Hundreds of eastern European rough sleepers could claim compensation after the High Court ruled that the Home Office unlawfully rounded them up for deportation (Sean O’Neill and Greg Hurst write).

Mrs Justice Lang told Amber Rudd, the home secretary, to “take stock” after a ruling that found the targeting of foreign rough sleepers was wrong in law and discriminatory.

The first raids on rough sleepers occurred in London in 2015 before becoming a national exercise, Operation Gopik, aimed at homeless people from eastern Europe. They were deemed to be in breach of their EU treaty rights by bedding down on the streets.

Homelessness charities, including St Mungo’s and Thames Reach, local councils and the police worked with immigration enforcement units that implemented the policy.

The Home Office refuses to say how many people were detained and deported.

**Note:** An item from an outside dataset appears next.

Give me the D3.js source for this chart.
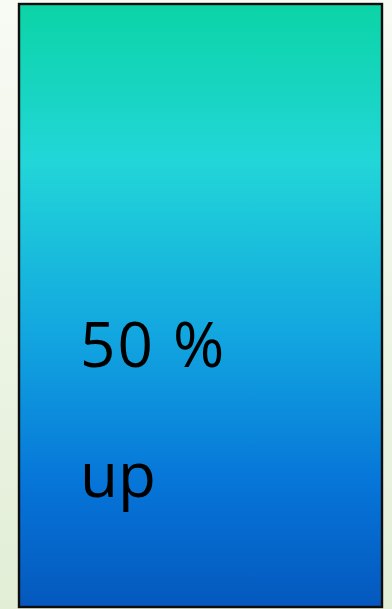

Paul Heron, of the Public Interest Law Unit, brought the case on behalf of three men, two of whom were from Poland and one from Latvia.

“There are potentially hundreds of claims for damages for unlawful detention,” Heron said. “We have at least ten clients and other law firms have clients who have been illegally detained.

“Homelessness cannot humanely be dealt with by detaining or forcibly removing homeless people.”

The Home Office said that it was disappointed but would not appeal. It had argued that the policy was a response to “persistent and intentional rough sleeping” by large numbers of people coming from central and eastern Europe having made no accommodation arrangements.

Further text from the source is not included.